Task instructions: Repeat the material verbatim. Images are excluded from the copy.

Records shown:
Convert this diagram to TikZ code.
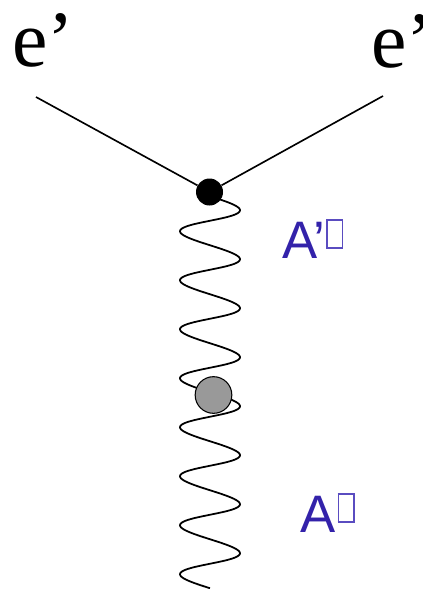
\documentclass[tikz,border=0pt]{standalone}
\usepackage{fontspec}
\setmainfont{Liberation Serif}
\newfontfamily\labelsans{Liberation Sans}
\usepackage{xcolor}
\usetikzlibrary{positioning}
\definecolor{photonblue}{HTML}{3322AA}
\definecolor{glyphbox}{HTML}{5A4CC0}
\definecolor{blobgray}{HTML}{999999}

% empty box where the label's missing glyph was
\newcommand{\nogl}{{\setlength{\fboxsep}{0pt}\setlength{\fboxrule}{1.3pt}%
  \raisebox{9.4pt}{\textcolor{glyphbox}{\fbox{\rule{0pt}{22.2pt}\hspace{11.9pt}}}}}}

\begin{document}
\begin{tikzpicture}[
  x=0.03cm, y=-0.03cm,
  fermion/.style={line width=1.4pt},
  photon/.style={line width=1.5pt},
  vertex/.style={circle, fill=black, inner sep=0pt, minimum size=0.81cm},
  blob/.style={circle, fill=blobgray, draw=black, line width=0.9pt, inner sep=0pt, minimum size=1.1cm},
  elbl/.style={inner sep=0pt, anchor=base west, font=\fontsize{68}{68}\selectfont},
  albl/.style={inner sep=0pt, anchor=base west, text=photonblue, font=\labelsans\fontsize{45}{45}\selectfont}
]
\useasboundingbox (0,0) rectangle (423,589);

% photon line, drawn first so the dots sit on it
\draw[photon] plot[domain=0:2880, samples=480, smooth]
  ({210+30*sin(\x)}, {196.25+0.136111*\x+1.75*sin(\x)});

\node[vertex] (v) at (209.5,192) {};
\node[blob] (b) at (213.5,395) {};

\coordinate (ein) at (36,97);
\coordinate (eout) at (383,96);
\draw[fermion] (ein) -- (v);
\draw[fermion] (eout) -- (v);

\node[elbl] (el) at (12,66) {e’};
\node[elbl] (er) at (371,67) {e’};

\node[albl] (ap) at (282,258) {A’\kern1pt\nogl};
\node[albl] (a) at (300,532) {A\kern2pt\nogl};

\end{tikzpicture}
\end{document}
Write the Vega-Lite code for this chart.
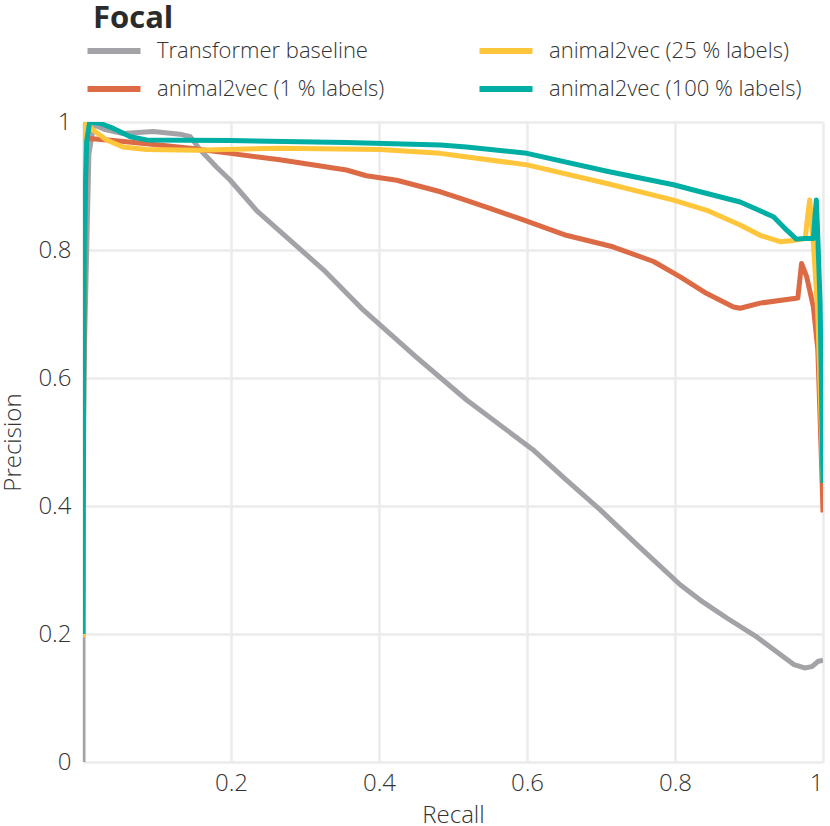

In response:
Convert this diagram to TikZ code.
\documentclass[tikz,border=0pt]{standalone}
\usepackage{fontspec}
\setmainfont{Liberation Serif}
\newfontfamily\labelsans{Liberation Sans}
\usepackage{xcolor}
\usetikzlibrary{positioning}
\definecolor{photonblue}{HTML}{3322AA}
\definecolor{glyphbox}{HTML}{5A4CC0}
\definecolor{blobgray}{HTML}{999999}

% empty box where the label's missing glyph was
\newcommand{\nogl}{{\setlength{\fboxsep}{0pt}\setlength{\fboxrule}{1.3pt}%
  \raisebox{9.4pt}{\textcolor{glyphbox}{\fbox{\rule{0pt}{22.2pt}\hspace{11.9pt}}}}}}

\begin{document}
\begin{tikzpicture}[
  x=0.03cm, y=-0.03cm,
  fermion/.style={line width=1.4pt},
  photon/.style={line width=1.5pt},
  vertex/.style={circle, fill=black, inner sep=0pt, minimum size=0.81cm},
  blob/.style={circle, fill=blobgray, draw=black, line width=0.9pt, inner sep=0pt, minimum size=1.1cm},
  elbl/.style={inner sep=0pt, anchor=base west, font=\fontsize{68}{68}\selectfont},
  albl/.style={inner sep=0pt, anchor=base west, text=photonblue, font=\labelsans\fontsize{45}{45}\selectfont}
]
\useasboundingbox (0,0) rectangle (423,589);

% photon line, drawn first so the dots sit on it
\draw[photon] plot[domain=0:2880, samples=480, smooth]
  ({210+30*sin(\x)}, {196.25+0.136111*\x+1.75*sin(\x)});

\node[vertex] (v) at (209.5,192) {};
\node[blob] (b) at (213.5,395) {};

\coordinate (ein) at (36,97);
\coordinate (eout) at (383,96);
\draw[fermion] (ein) -- (v);
\draw[fermion] (eout) -- (v);

\node[elbl] (el) at (12,66) {e’};
\node[elbl] (er) at (371,67) {e’};

\node[albl] (ap) at (282,258) {A’\kern1pt\nogl};
\node[albl] (a) at (300,532) {A\kern2pt\nogl};

\end{tikzpicture}
\end{document}
Write the Vega-Lite code for this chart.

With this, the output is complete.